Olga Vladimirovna Rozanova, born in 1886 in Melenki near Vladimir and died on 7 November 1918 in Moscow, was a representative artist of the Russian avant-garde, both a painter and a sculptor, close to the Suprematist movement.
In 1904 she entered the Stroganov School of Applied Art. In 1910 she became one of the most active members of the Soyuz Molodyozhi (Youth Union) group, whose manifesto she wrote. The place of women in Russian art was becoming prominent in her time. Within this group, together with Elena Gouro, she put forward very advanced aesthetic ideas. Her article "Bases of the New Creation and the Reason for its Misunderstanding" was published in the third almanac of the Youth Union.
She was aware that she was living in a transitional period in which art had freed itself from nature to create freely. But with time, the creative energy that had arisen from this liberation weakened; the technique became convoluted and the forms froze in repetition. The result was a gradual decay, which Rozanova said she found in the exhibitions of "Mir Iskousstva" and the "Union of Russian Painters". The avant-garde had to bring in new principles: dynamism, volume, rhythm, colour relationships. The new art must free itself from any narrative, literary or social side1. Repetition is to be proscribed by the artists and, according to Olga, "identity is the apotheosis of vulgarity".

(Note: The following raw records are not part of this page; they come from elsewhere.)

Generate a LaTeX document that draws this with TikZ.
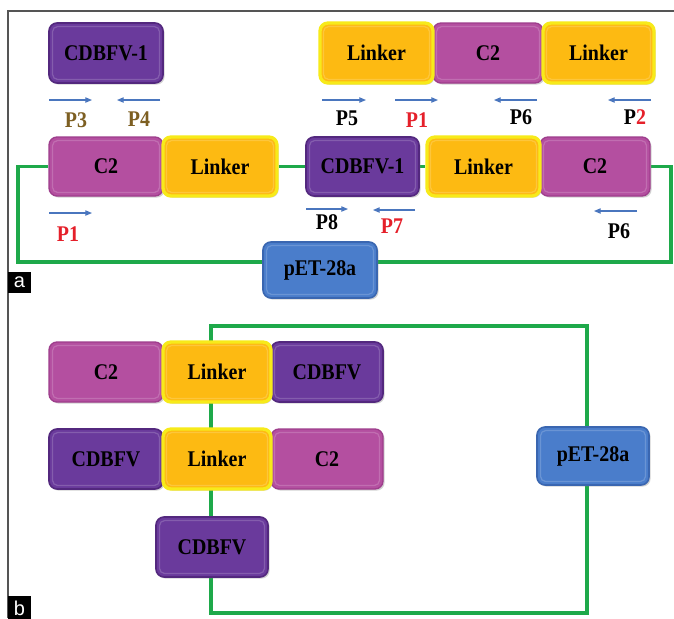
\documentclass[tikz,border=0pt]{standalone}
\usepackage{fontspec}
\setmainfont[FakeStretch=0.89]{Liberation Serif}
\setsansfont{Liberation Sans}
\usetikzlibrary{arrows.meta,shadows,backgrounds}
\definecolor{purp}{HTML}{6A3A9C}
\definecolor{purpd}{HTML}{53287E}
\definecolor{mag}{HTML}{B44FA0}
\definecolor{magd}{HTML}{9E3E8C}
\definecolor{lnk}{HTML}{FDBA12}
\definecolor{lnkb}{HTML}{F7EA1A}
\definecolor{pblue}{HTML}{4A7DCB}
\definecolor{pblued}{HTML}{3A66B0}
\definecolor{gline}{HTML}{1EA94A}
\definecolor{arr}{HTML}{4A76BE}
\definecolor{olive}{HTML}{7D5F22}
\definecolor{pred}{HTML}{E5202A}
\definecolor{framec}{HTML}{555555}
\begin{document}
\begin{tikzpicture}[x=0.75pt,y=-0.75pt,
  box/.style={rounded corners=6pt, minimum height=45pt, inner sep=0pt,
    font=\fontsize{16.8}{18}\selectfont\bfseries, text=black,
    drop shadow={shadow xshift=1.2pt,shadow yshift=-1.2pt,opacity=0.35},
    path picture={\draw[white, opacity=0.18, line width=0.9pt, rounded corners=4pt]
      ([shift={(2.6pt,-2.6pt)}]path picture bounding box.north west) rectangle
      ([shift={(-2.6pt,2.6pt)}]path picture bounding box.south east);}},
  cdb/.style={box, fill=purp, draw=purpd, line width=1.2pt},
  ctwo/.style={box, fill=mag, draw=magd, line width=1pt},
  lnkbox/.style={box, fill=lnk, draw=lnkb, line width=2.5pt},
  pet/.style={box, fill=pblue, draw=pblued, line width=1.2pt},
  gl/.style={draw=gline, line width=2.6pt},
  prim/.style={draw=arr, line width=0.8pt, -{Triangle[length=5pt,width=4pt]}},
  plab/.style={font=\fontsize{16.8}{18}\selectfont\bfseries, inner sep=0pt},
  tag/.style={fill=black, text=white, font=\sffamily\fontsize{15}{15}\selectfont,
    inner sep=0pt, minimum width=17.25pt, minimum height=15.75pt}
]
\useasboundingbox (0,0) rectangle (674,618);
\begin{pgfonlayer}{background}
\fill[white] (0,0) rectangle (674,618);
\end{pgfonlayer}
% frame
\draw[framec, line width=0.8pt] (8,618) -- (8,11) -- (674,11);

% ---------- panel a ----------
\node[cdb, minimum width=85.5pt] (cdA1) at (106,53) {CDBFV-1};
\node[ctwo, minimum width=82.5pt] (cA1) at (488,53) {C2};
\node[lnkbox, minimum width=84.75pt] (lA1) at (376.5,53) {Linker};
\node[lnkbox, minimum width=83.25pt] (lA2) at (598.5,53) {Linker};

\node[ctwo, minimum width=85.5pt, minimum height=44.25pt] (cA2) at (106,166.5) {C2};
\node[lnkbox, minimum width=85.5pt, minimum height=44.25pt] (lA3) at (220,166.5) {Linker};
\node[cdb, minimum width=84.75pt, minimum height=44.25pt] (cdA2) at (362.5,166.5) {CDBFV-1};
\node[ctwo, minimum width=82.5pt, minimum height=44.25pt] (cA3) at (595,166.5) {C2};
\node[lnkbox, minimum width=84.75pt, minimum height=44.25pt] (lA4) at (483.5,166.5) {Linker};

\node[pet, minimum width=85.5pt, minimum height=42pt] (petA) at (320,270) {pET-28a};

\coordinate (al1) at (18,166.5);
\coordinate (al2) at (18,262);
\coordinate (ar1) at (671,166.5);
\coordinate (ar2) at (671,262);
\begin{pgfonlayer}{background}
\draw[gl] (cA2.west) -- (al1) -- (al2) -- (al2 -| petA.west);
\draw[gl] (cA3.east) -- (ar1) -- (ar2) -- (ar2 -| petA.east);
\draw[gl] (lA3.east) -- (cdA2.west);
\draw[gl] (cdA2.east) -- (lA4.west);
\end{pgfonlayer}

% primers, top row
\draw[prim] (49,100) -- (92,100);
\draw[prim] (160,100) -- (117,100);
\draw[prim] (322,100) -- (366,100);
\draw[prim] (395,100) -- (438,100);
\draw[prim] (537,100) -- (494,100);
\draw[prim] (651,100) -- (608,100);
\node[plab, text=olive] (p3) at (76,120) {P3};
\node[plab, text=olive] (p4) at (139,119) {P4};
\node[plab] (p5) at (347,118) {P5};
\node[plab, text=pred] (p1a) at (417,120) {P1};
\node[plab] (p6a) at (521,117) {P6};
\node[plab] (p2) at (635,117) {P\textcolor{pred}{2}};
% primers, lower row
\draw[prim] (49,213) -- (92,213);
\draw[prim] (306,209) -- (348,209);
\draw[prim] (415,210) -- (373,210);
\draw[prim] (637,211) -- (594,211);
\node[plab, text=pred] (p1b) at (68,234) {P1};
\node[plab] (p8) at (327,222) {P8};
\node[plab, text=pred] (p7) at (392,226) {P7};
\node[plab] (p6b) at (619,231) {P6};

\node[tag] (taga) at (19.5,282.5) {a};

% ---------- panel b ----------
\node[ctwo, minimum width=85.5pt] (cB1) at (106,372) {C2};
\node[cdb, minimum width=84pt] (cdB1) at (327,372) {CDBFV};
\node[lnkbox, minimum width=81pt] (lB1) at (217,372) {Linker};
\node[cdb, minimum width=85.5pt] (cdB2) at (106,459) {CDBFV};
\node[ctwo, minimum width=84pt] (cB2) at (327,459) {C2};
\node[lnkbox, minimum width=81pt] (lB2) at (217,459) {Linker};
\node[cdb, minimum width=84pt] (cdB3) at (212,547) {CDBFV};
\node[pet, minimum width=84pt, minimum height=43.5pt] (petB) at (593,456) {pET-28a};

\coordinate (bbl) at (211,613);
\coordinate (bbr) at (587,613);
\coordinate (btl) at (211,326);
\coordinate (btr) at (587,326);
\begin{pgfonlayer}{background}
\draw[gl] (bbl |- cdB3.south) -- (bbl) -- (bbr) -- (bbr |- petB.south);
\draw[gl] (bbr |- petB.north) -- (btr) -- (btl) -- (btl |- cdB3.north);
\end{pgfonlayer}

\node[tag, minimum height=18pt] (tagb) at (19.5,608) {b};
\end{tikzpicture}
\end{document}
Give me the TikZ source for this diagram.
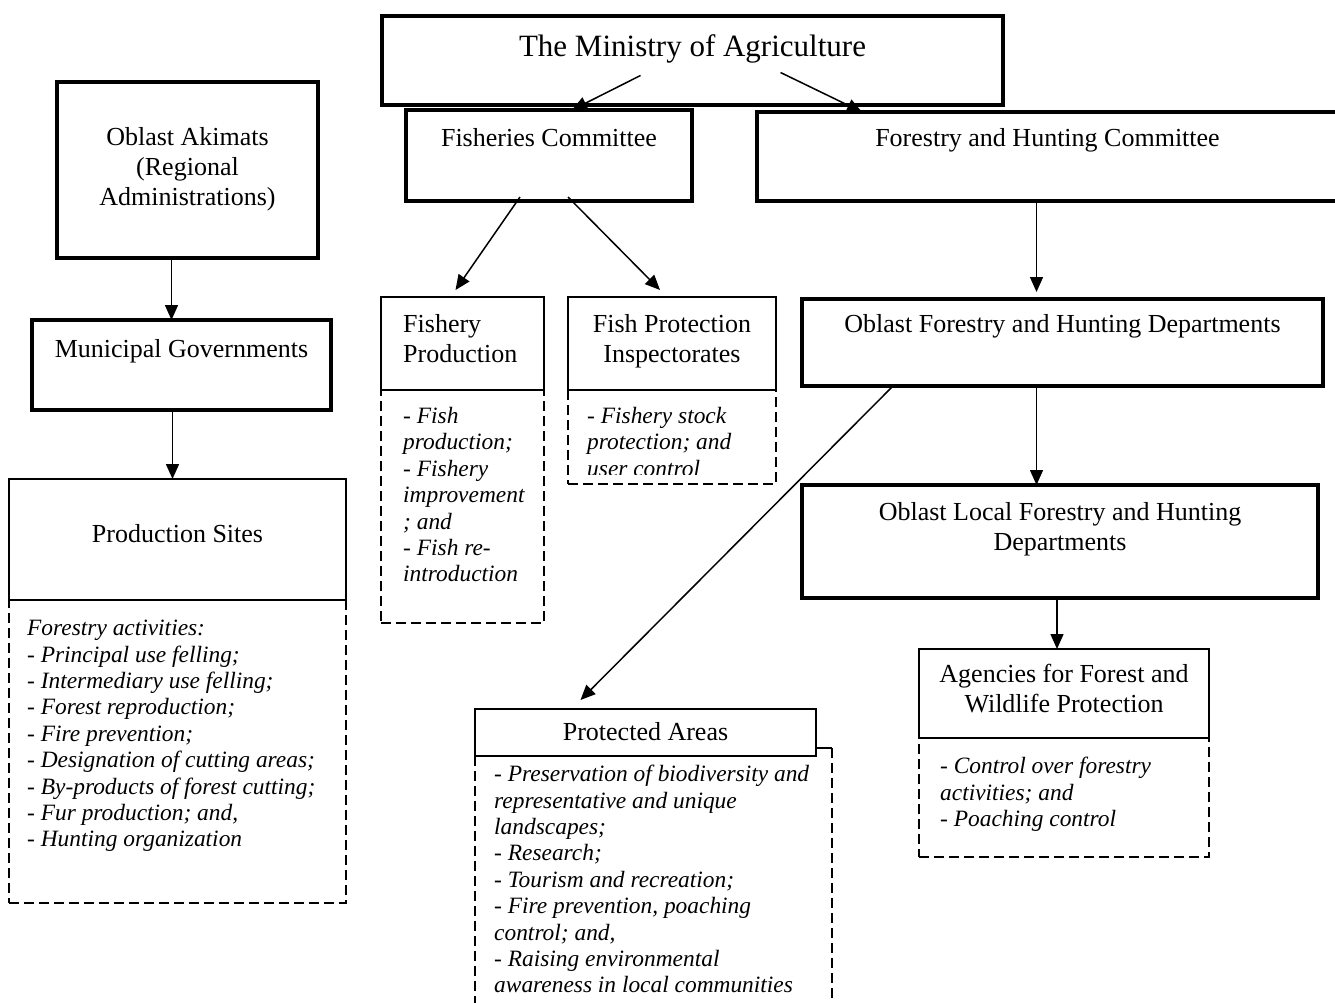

She created in the fields of painting, three-dimensional construction, textiles and clothing design as well as poetry and writing articles for contemporary newspapers.
In 1912, she became close to the Russian Futurist movement and became friends with Velimir Khlebnikov and Alexei Kroutchenykh, whom she married in the same year.
From 1913 to 1917, she illustrated 19 books, mainly written by her husband; she was the only artist of the Russian Avant-Garde to dedicate herself to book illustration.
She joined Suprematism in 1916 and, under the impetus of Kasimir Malevich, developed a style of painting that bordered on abstraction. In the same year, she took part in the artistic community experiment in the Ukrainian village of Verbovka, initiated by Natalia Davidova and Nina Genke-Meller.
In 1917-1918, she embarked on a series of compositions that she called "tsv'etopis'", from which emerged, among others, the famous composition The Green Ray (1917), works that anticipated abstract expressionism.
She died relatively young, in 1918, as a result of diphtheria.